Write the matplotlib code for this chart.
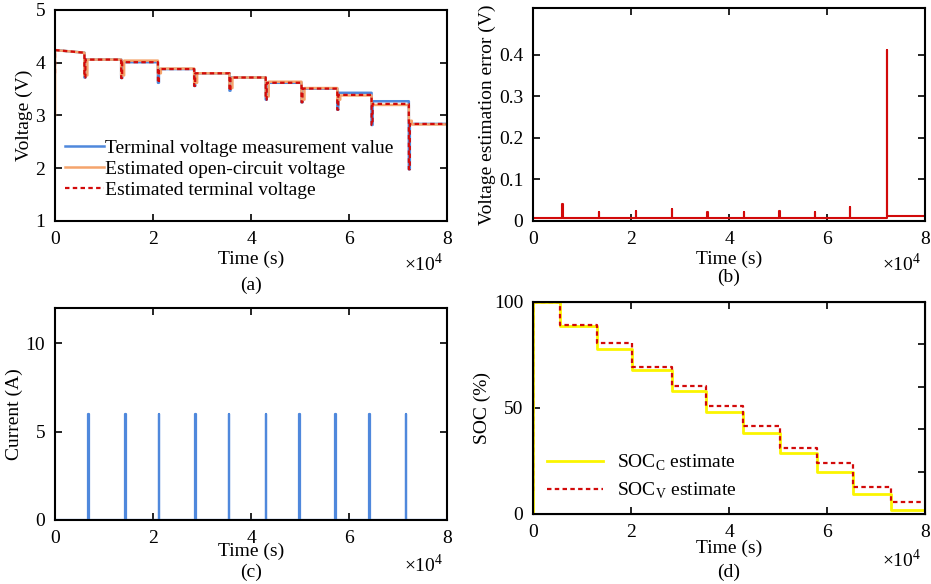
import numpy as np
import matplotlib
matplotlib.use('Agg')
import matplotlib.pyplot as plt

plt.rcParams['font.family'] = ['Liberation Serif', 'DejaVu Serif']
plt.rcParams['mathtext.fontset'] = 'custom'
plt.rcParams['mathtext.rm'] = 'Liberation Serif'
plt.rcParams['font.size'] = 14

BLUE = '#4f88dc'
ORANGE = '#f5a46c'
RED = '#d20a0a'
YELLOW = '#fbf500'

# pulse instants (x1e4 s)
pulse_t = [0.60, 1.35, 2.10, 2.84, 3.56, 4.30, 5.03, 5.76, 6.46, 7.22]
pulse_w = 0.02

# (a) voltage levels: start of test, then after each pulse
v_meas_start = 4.24
v_meas = [4.19, 4.06, 4.01, 3.88, 3.80, 3.72, 3.62, 3.51, 3.43, 3.27, 2.84]
v_ocv = [4.19, 4.06, 4.04, 3.89, 3.80, 3.72, 3.64, 3.52, 3.38, 3.20, 2.83]
v_est = [4.19, 4.06, 4.01, 3.88, 3.80, 3.72, 3.62, 3.51, 3.39, 3.22, 2.84]
v_dip = [3.72, 3.71, 3.62, 3.56, 3.47, 3.30, 3.25, 3.11, 2.82, 1.98]
v_ocv_dip = [3.76, 3.76, 3.80, 3.62, 3.52, 3.36, 3.30, 3.30, 3.20, 2.90]
v_ocv_init = 3.0
v_est_init = 3.8

# (b) estimation error
err_base = [0.008, 0.008, 0.006, 0.008, 0.008, 0.008, 0.008, 0.008, 0.008, 0.008, 0.011]
err_peak = [0.042, 0.021, 0.024, 0.029, 0.021, 0.021, 0.024, 0.021, 0.033, 0.412]

# (c) current
i_peak = [6.0] * 10
c_pulse_t = [0.68, 1.43, 2.12, 2.86, 3.55, 4.30, 4.98, 5.72, 6.41, 7.16]

# (d) SOC levels
soc_t = [0.56, 1.31, 2.03, 2.83, 3.53, 4.29, 5.05, 5.79, 6.54, 7.30]
soc_c = [100, 88.7, 77.7, 67.8, 58.1, 47.9, 38.3, 29.0, 19.6, 9.4, 1.9]
soc_v = [100, 89.0, 80.8, 69.1, 60.3, 51.0, 41.4, 30.9, 24.0, 12.9, 5.7]
soc_v_init = 11


def pulse_series(t_list, base, peaks, start=None, w=pulse_w):
    t = [0.0]
    y = [base[0] if start is None else start]
    for i, tp in enumerate(t_list):
        t += [tp, tp, tp + w, tp + w]
        y += [base[i], peaks[i], peaks[i], base[i + 1]]
    t.append(8.0)
    y.append(base[-1])
    return np.array(t) * 1e4, np.array(y)


def style(ax):
    ax.tick_params(direction='in', top=True, right=True, length=5, width=1.2, labelsize=14, pad=7)
    for s in ax.spines.values():
        s.set_linewidth(1.5)
    ax.set_xlim(0, 8e4)
    ax.set_xticks([0, 2e4, 4e4, 6e4, 8e4])
    ax.set_xticklabels(['0', '2', '4', '6', '8'])


fig = plt.figure(figsize=(9.31, 5.84), dpi=100)
ax_a = fig.add_axes([0.0591, 0.6216, 0.4211, 0.3613])
ax_b = fig.add_axes([0.5725, 0.6216, 0.4211, 0.3647])
ax_c = fig.add_axes([0.0591, 0.1096, 0.4211, 0.3630])
ax_d = fig.add_axes([0.5725, 0.1199, 0.4211, 0.3630])

# (a)
tm, ym = pulse_series(pulse_t, v_meas, v_dip)
ym[0] = v_meas_start
to, yo = pulse_series(pulse_t, v_ocv, v_ocv_dip, w=0.06)
yo[0] = v_ocv_init
te, ye = pulse_series(pulse_t, v_est, v_dip)
ye[0] = v_est_init
to = np.insert(to, 1, 0.0)
yo = np.insert(yo, 1, v_meas_start)
te = np.insert(te, 1, 0.0)
ye = np.insert(ye, 1, v_meas_start)
ax_a.plot(tm, ym, color=BLUE, lw=1.8, label='Terminal voltage measurement value')
ax_a.plot(to, yo, color=ORANGE, lw=1.8, label='Estimated open-circuit voltage')
ax_a.plot(te, ye, color=RED, lw=1.6, ls=(0, (2, 1.5)), label='Estimated terminal voltage')
style(ax_a)
ax_a.set_ylim(1, 5)
ax_a.set_yticks([1, 2, 3, 4, 5])
ax_a.set_ylabel('Voltage (V)', labelpad=2)
ax_a.legend(loc='lower left', bbox_to_anchor=(0.026, 0.105), frameon=False, fontsize=14,
            handlelength=2.0, handletextpad=0.05, labelspacing=0.18, borderaxespad=0, borderpad=0)

# (b)
tb, yb = pulse_series(pulse_t, err_base, err_peak, w=0.004)
ax_b.plot(tb, yb, color=RED, lw=1.5)
style(ax_b)
ax_b.set_ylim(0, 0.513)
ax_b.set_yticks([0, 0.1, 0.2, 0.3, 0.4])
ax_b.set_yticklabels(['0', '0.1', '0.2', '0.3', '0.4'])
ax_b.set_ylabel('Voltage estimation error (V)', labelpad=2)

# (c)
tc, yc = pulse_series(c_pulse_t, [0.0] * 11, i_peak, w=0.01)
ax_c.plot(tc, yc, color=BLUE, lw=1.6)
style(ax_c)
ax_c.set_ylim(0, 12)
ax_c.set_yticks([0, 5, 10])
ax_c.set_ylabel('Current (A)', labelpad=2)

# (d)
td = np.array([0.0] + soc_t + [8.0]) * 1e4
ax_d.plot([0, 0], [0, 100], color=YELLOW, lw=2)
ax_d.step(td, soc_c + [soc_c[-1]], where='post', color=YELLOW, lw=2, label='SOC$_{\\mathrm{C}}$ estimate')
ax_d.plot([0, 0], [soc_v_init, 100], color=RED, lw=1.6, ls=(0, (2, 1.5)))
ax_d.step(td, soc_v + [soc_v[-1]], where='post', color=RED, lw=1.6, ls=(0, (2, 1.5)),
          label='SOC$_{\\mathrm{V}}$ estimate')
style(ax_d)
ax_d.tick_params(right=False)
ax_d.set_ylim(0, 100)
ax_d.set_yticks([0, 50, 100])
ax_d.set_ylabel('SOC (%)', labelpad=2)
tw = ax_d.twinx()
tw.set_ylim(0, 100)
tw.set_yticks([20, 40, 60, 80])
tw.tick_params(direction='in', length=5, width=1.2, labelright=False)
ax_d.legend(loc='lower left', bbox_to_anchor=(0.036, 0.06), frameon=False, fontsize=14,
            handlelength=2.9, handletextpad=0.67, labelspacing=0.4, borderaxespad=0, borderpad=0)

# x labels, exponents and panel tags
layout = [(ax_a, '(a)', 2, -0.147, -0.262),
          (ax_b, '(b)', 2, -0.147, -0.225),
          (ax_c, '(c)', -3, -0.158, -0.205),
          (ax_d, '(d)', -1, -0.165, -0.236)]
for ax, tag, xl_pad, exp_y, tag_y in layout:
    ax.set_xlabel('Time (s)', labelpad=xl_pad)
    ax.text(0.99, exp_y, r'$\times$10$^{4}$', transform=ax.transAxes,
            ha='right', va='top', fontsize=14)
    ax.text(0.5, tag_y, tag, transform=ax.transAxes, ha='center', va='top', fontsize=14)

fig.savefig('out.png', dpi=100)
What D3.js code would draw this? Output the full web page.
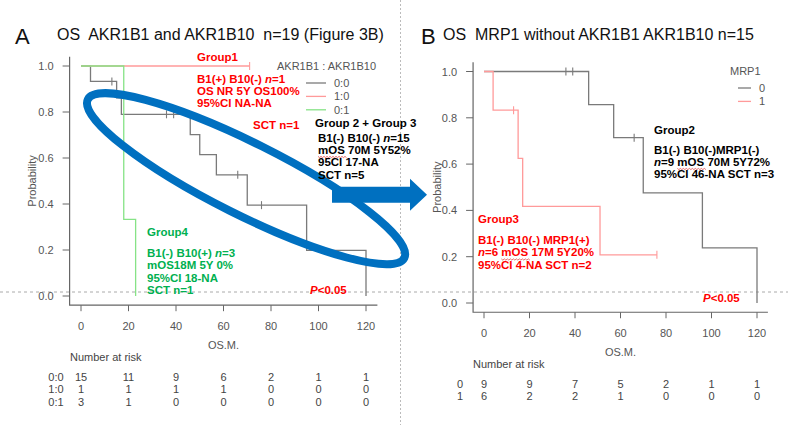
<!DOCTYPE html>
<html>
<head>
<meta charset="UTF-8">
<title>OS AKR1B1 / AKR1B10 / MRP1</title>
<style>
  body { margin: 0; background: #fff; }
  text { font-family: "Liberation Sans", Arial, sans-serif; }
</style>
</head>
<body>
<svg width="788" height="425"></svg>
<script src="https://cdn.jsdelivr.net/npm/d3@7/dist/d3.min.js"></script>
<script>
// values
var xTicks = [0, 20, 40, 60, 80, 100, 120];
var yTicks = [0.0, 0.2, 0.4, 0.6, 0.8, 1.0];

// panel A, AKR1B1 : AKR1B10
var groupsA = ["0:0", "1:0", "0:1"];
var timesA00 = [0, 4, 15, 17, 46, 50, 57, 70, 95, 120];
var survA00 = [1, 0.933, 0.862, 0.790, 0.702, 0.615, 0.527, 0.395, 0.198, 0];
var censA00 = [13, 36, 39, 66, 76];
var timesA10 = [0];
var survA10 = [1];
var censA10 = [71];
var timesA01 = [0, 18, 23];
var survA01 = [1, 0.333, 0];
var censA01 = [];
var riskA00 = [15, 11, 9, 6, 2, 1, 1];
var riskA10 = [1, 1, 1, 1, 0, 0, 0];
var riskA01 = [3, 1, 0, 0, 0, 0, 0];

// panel B, MRP1
var groupsB = ["0", "1"];
var timesB0 = [0, 46, 57, 70, 96, 120];
var survB0 = [1, 0.857, 0.714, 0.476, 0.238, 0];
var censB0 = [36, 39, 66];
var timesB1 = [0, 4, 15, 17, 51];
var survB1 = [1, 0.833, 0.625, 0.417, 0.208];
var censB1 = [13, 76];
var riskB0 = [9, 9, 7, 5, 2, 1, 1];
var riskB1 = [6, 2, 2, 1, 0, 0, 0];

var grey = "#7a7a7a", pink = "#ff9a9a", lgreen = "#86e386";
var red = "#ff0000", green = "#00b050", blue = "#0070c0";

var svg = d3.select("svg");

// separators of the figure
svg.append("line").attr("x1", 0).attr("x2", 788).attr("y1", 292).attr("y2", 292)
  .attr("stroke", "#aaa").attr("stroke-width", 1).attr("stroke-dasharray", "3,3");
svg.append("line").attr("x1", 400.5).attr("x2", 400.5).attr("y1", 0).attr("y2", 425)
  .attr("stroke", "#bbb").attr("stroke-width", 1).attr("stroke-dasharray", "2,2");

function stepPoints(times, surv, cens) {
  var pts = times.map(function(t, i) { return [t, surv[i]]; });
  var end = d3.max([times[times.length - 1]].concat(cens));
  pts.push([end, surv[surv.length - 1]]);
  return pts;
}
function survAt(times, surv, t) {
  var i = d3.bisectRight(times, t) - 1;
  return surv[Math.max(i, 0)];
}

function panel(p) {
  var x = d3.scaleLinear().domain([0, 120]).range(p.xr);
  var y = d3.scaleLinear().domain([0, 1]).range(p.yr);
  var ext = 4.8, yext = 0.04;
  var bx0 = x(-ext), bx1 = x(120 + ext), by0 = y(-yext), by1 = y(1 + yext);
  var g = svg.append("g");

  // L shaped frame
  g.append("path")
    .attr("d", "M" + bx0 + "," + by1 + "V" + by0 + "H" + bx1)
    .attr("fill", "none").attr("stroke", "#666").attr("stroke-width", 1.2);

  g.selectAll(".yt").data(yTicks).enter().append("line")
    .attr("x1", bx0 - 7).attr("x2", bx0).attr("y1", function(d) { return y(d); })
    .attr("y2", function(d) { return y(d); }).attr("stroke", "#666");
  g.selectAll(".yl").data(yTicks).enter().append("text")
    .attr("x", bx0 - 16).attr("y", function(d) { return y(d) + 4; })
    .attr("text-anchor", "end").attr("font-size", 11).attr("fill", "#555")
    .text(function(d) { return d3.format(".1f")(d); });
  g.selectAll(".xt").data(xTicks).enter().append("line")
    .attr("x1", function(d) { return x(d); }).attr("x2", function(d) { return x(d); })
    .attr("y1", by0).attr("y2", by0 + 6).attr("stroke", "#666");
  g.selectAll(".xl").data(xTicks).enter().append("text")
    .attr("x", function(d) { return x(d); }).attr("y", by0 + 25)
    .attr("text-anchor", "middle").attr("font-size", 11).attr("fill", "#555")
    .text(function(d) { return d; });

  g.append("text").attr("transform", "translate(" + p.ylabX + "," + y(0.5) + ") rotate(-90)")
    .attr("text-anchor", "middle").attr("font-size", 11).attr("fill", "#555").text("Probability");
  g.append("text").attr("x", x(60)).attr("y", by0 + 44)
    .attr("text-anchor", "middle").attr("font-size", 11).attr("fill", "#555").text("OS.M.");

  // curves
  var line = d3.line().x(function(d) { return x(d[0]); }).y(function(d) { return y(d[1]); })
    .curve(d3.curveStepAfter);
  p.curves.forEach(function(c) {
    g.append("path").datum(stepPoints(c.t, c.s, c.c)).attr("d", line)
      .attr("fill", "none").attr("stroke", c.color).attr("stroke-width", 1.3);
    g.selectAll(null).data(c.c).enter().append("line")
      .attr("x1", function(d) { return x(d); }).attr("x2", function(d) { return x(d); })
      .attr("y1", function(d) { return y(survAt(c.t, c.s, d)) - 4; })
      .attr("y2", function(d) { return y(survAt(c.t, c.s, d)) + 4; })
      .attr("stroke", c.color).attr("stroke-width", 1.1);
  });

  // legend
  g.append("text").attr("x", p.leg.x).attr("y", p.leg.y).attr("font-size", 11)
    .attr("fill", "#555").text(p.leg.title);
  p.curves.forEach(function(c, i) {
    var ly = p.leg.y + 17 + i * 13.4;
    g.append("line").attr("x1", p.leg.lx).attr("x2", p.leg.lx + p.leg.lw)
      .attr("y1", ly - 4).attr("y2", ly - 4).attr("stroke", c.color).attr("stroke-width", 1.3);
    g.append("text").attr("x", p.leg.lx + p.leg.lw + 8).attr("y", ly).attr("font-size", 11)
      .attr("fill", "#555").text(p.groups[i]);
  });

  // risk table
  g.append("text").attr("x", p.risk.x).attr("y", p.risk.y).attr("font-size", 11)
    .attr("fill", "#444").text("Number at risk");
  p.curves.forEach(function(c, i) {
    var ry = p.risk.y + 20 + i * 12.3;
    g.append("text").attr("x", p.risk.lab).attr("y", ry).attr("font-size", 11)
      .attr("text-anchor", "middle").attr("fill", "#444").text(p.groups[i]);
    g.selectAll(null).data(c.risk).enter().append("text")
      .attr("x", function(d, j) { return x(xTicks[j]); }).attr("y", ry)
      .attr("text-anchor", "middle").attr("font-size", 11).attr("fill", "#444")
      .text(function(d) { return d; });
  });
  return { x: x, y: y };
}

var A = panel({
  xr: [81, 366], yr: [296, 66], ylabX: 36, groups: groupsA,
  curves: [
    { t: timesA00, s: survA00, c: censA00, color: grey, risk: riskA00 },
    { t: timesA10, s: survA10, c: censA10, color: pink, risk: riskA10 },
    { t: timesA01, s: survA01, c: censA01, color: lgreen, risk: riskA01 }
  ],
  leg: { title: "AKR1B1 : AKR1B10", x: 277, y: 70, lx: 306, lw: 20 },
  risk: { x: 70, y: 361, lab: 56 }
});
var B = panel({
  xr: [484, 757], yr: [303, 71.5], ylabX: 441, groups: groupsB,
  curves: [
    { t: timesB0, s: survB0, c: censB0, color: grey, risk: riskB0 },
    { t: timesB1, s: survB1, c: censB1, color: pink, risk: riskB1 }
  ],
  leg: { title: "MRP1", x: 730, y: 75, lx: 738, lw: 13 },
  risk: { x: 473, y: 368, lab: 460 }
});

// titles
svg.append("text").attr("x", 15).attr("y", 44).attr("font-size", 22).attr("fill", "#111").text("A");
svg.append("text").attr("x", 57).attr("y", 40).attr("font-size", 16).attr("fill", "#111")
  .style("white-space", "pre").text("OS  AKR1B1 and AKR1B10  n=19 (Figure 3B)");
svg.append("text").attr("x", 421).attr("y", 44).attr("font-size", 22).attr("fill", "#111").text("B");
svg.append("text").attr("x", 443).attr("y", 40).attr("font-size", 16).attr("fill", "#111")
  .style("white-space", "pre").text("OS  MRP1 without AKR1B1 AKR1B10 n=15");

// highlight ellipse and arrow (panel A)
svg.append("ellipse")
  .attr("transform", "translate(" + A.x(69.5) + "," + A.y(0.51) + ") rotate(26.6)")
  .attr("rx", 177).attr("ry", 36)
  .attr("fill", "none").attr("stroke", blue).attr("stroke-width", 8);
svg.append("path")
  .attr("transform", "translate(332," + A.y(0.44) + ")")
  .attr("d", "M0,-8H78V-16L95,0L78,16V8H0Z").attr("fill", blue);

// annotations; _x_ marks italic, ~x~ marks the red spell-check squiggle
var notes = [
  { x: 197, y: 61, c: red, lines: ["Group1"] },
  { x: 197, y: 82.5, c: red, lines: ["B1(+) B10(-) _n_=1", "OS NR 5Y OS100%", "95%CI NA-NA"] },
  { x: 253, y: 129, c: red, lines: ["SCT n=1"] },
  { x: 315, y: 127, c: "#000", lines: ["Group 2 + Group 3"] },
  { x: 318, y: 141.5, c: "#000", lines: ["B1(-) B10(-) _n_=15", "~mOS~ 70M 5Y52%", "95CI 17-NA", "SCT n=5"] },
  { x: 147, y: 236, c: green, lines: ["Group4"] },
  { x: 147, y: 257, c: green, lines: ["B1(-) B10(+) _n_=3", "mOS18M 5Y 0%", "95%CI 18-NA", "SCT n=1"] },
  { x: 310, y: 294, c: red, lines: ["_P_<0.05"] },
  { x: 654, y: 133.5, c: "#000", lines: ["Group2"] },
  { x: 654, y: 153.5, c: "#000", lines: ["B1(-) B10(-)MRP1(-)", "_n_=9 ~mOS~ 70M 5Y72%", "95%CI 46-NA SCT n=3"] },
  { x: 478, y: 222.5, c: red, lines: ["Group3"] },
  { x: 478, y: 244, c: red, lines: ["B1(-) B10(-) MRP1(+)", "_n_=6 ~mOS~ 17M 5Y20%", "95%CI 4-NA SCT n=2"] },
  { x: 703, y: 302, c: red, lines: ["_P_<0.05"] }
];
notes.forEach(function(n) {
  n.lines.forEach(function(l, i) {
    var t = svg.append("text").attr("x", n.x).attr("y", n.y + i * 12.4)
      .attr("font-size", 11.5).attr("font-weight", "bold").attr("fill", n.c)
      .style("white-space", "pre");
    l.split(/(_[^_]+_|~[^~]+~)/).forEach(function(part) {
      if (!part) return;
      var it = part[0] === "_", wv = part[0] === "~";
      var ts = t.append("tspan").attr("font-style", it ? "italic" : "normal")
        .text(it || wv ? part.slice(1, -1) : part);
      if (wv) {
        var b = ts.node().getBBox(), wy = n.y + i * 12.4 + 2.5, d = "M" + b.x + "," + wy;
        for (var k = 0, xx = b.x; xx < b.x + b.width; k++) { xx += 1.5; d += "L" + xx + "," + (wy + (k % 2 ? 0 : 1.2)); }
        svg.append("path").attr("d", d).attr("fill", "none").attr("stroke", "#e03030").attr("stroke-width", 0.7);
      }
    });
  });
});
</script>
</body>
</html>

--*--

» To be done
Leave the pictures out, and restate exactly the lines from the start of the records through the one that contains "ax.set_xticklabels(['0', '2', '4', '6', '8'])".

» Completed task
Write the matplotlib code for this chart.
import numpy as np
import matplotlib
matplotlib.use('Agg')
import matplotlib.pyplot as plt

plt.rcParams['font.family'] = ['Liberation Serif', 'DejaVu Serif']
plt.rcParams['mathtext.fontset'] = 'custom'
plt.rcParams['mathtext.rm'] = 'Liberation Serif'
plt.rcParams['font.size'] = 14

BLUE = '#4f88dc'
ORANGE = '#f5a46c'
RED = '#d20a0a'
YELLOW = '#fbf500'

# pulse instants (x1e4 s)
pulse_t = [0.60, 1.35, 2.10, 2.84, 3.56, 4.30, 5.03, 5.76, 6.46, 7.22]
pulse_w = 0.02

# (a) voltage levels: start of test, then after each pulse
v_meas_start = 4.24
v_meas = [4.19, 4.06, 4.01, 3.88, 3.80, 3.72, 3.62, 3.51, 3.43, 3.27, 2.84]
v_ocv = [4.19, 4.06, 4.04, 3.89, 3.80, 3.72, 3.64, 3.52, 3.38, 3.20, 2.83]
v_est = [4.19, 4.06, 4.01, 3.88, 3.80, 3.72, 3.62, 3.51, 3.39, 3.22, 2.84]
v_dip = [3.72, 3.71, 3.62, 3.56, 3.47, 3.30, 3.25, 3.11, 2.82, 1.98]
v_ocv_dip = [3.76, 3.76, 3.80, 3.62, 3.52, 3.36, 3.30, 3.30, 3.20, 2.90]
v_ocv_init = 3.0
v_est_init = 3.8

# (b) estimation error
err_base = [0.008, 0.008, 0.006, 0.008, 0.008, 0.008, 0.008, 0.008, 0.008, 0.008, 0.011]
err_peak = [0.042, 0.021, 0.024, 0.029, 0.021, 0.021, 0.024, 0.021, 0.033, 0.412]

# (c) current
i_peak = [6.0] * 10
c_pulse_t = [0.68, 1.43, 2.12, 2.86, 3.55, 4.30, 4.98, 5.72, 6.41, 7.16]

# (d) SOC levels
soc_t = [0.56, 1.31, 2.03, 2.83, 3.53, 4.29, 5.05, 5.79, 6.54, 7.30]
soc_c = [100, 88.7, 77.7, 67.8, 58.1, 47.9, 38.3, 29.0, 19.6, 9.4, 1.9]
soc_v = [100, 89.0, 80.8, 69.1, 60.3, 51.0, 41.4, 30.9, 24.0, 12.9, 5.7]
soc_v_init = 11


def pulse_series(t_list, base, peaks, start=None, w=pulse_w):
    t = [0.0]
    y = [base[0] if start is None else start]
    for i, tp in enumerate(t_list):
        t += [tp, tp, tp + w, tp + w]
        y += [base[i], peaks[i], peaks[i], base[i + 1]]
    t.append(8.0)
    y.append(base[-1])
    return np.array(t) * 1e4, np.array(y)


def style(ax):
    ax.tick_params(direction='in', top=True, right=True, length=5, width=1.2, labelsize=14, pad=7)
    for s in ax.spines.values():
        s.set_linewidth(1.5)
    ax.set_xlim(0, 8e4)
    ax.set_xticks([0, 2e4, 4e4, 6e4, 8e4])
    ax.set_xticklabels(['0', '2', '4', '6', '8'])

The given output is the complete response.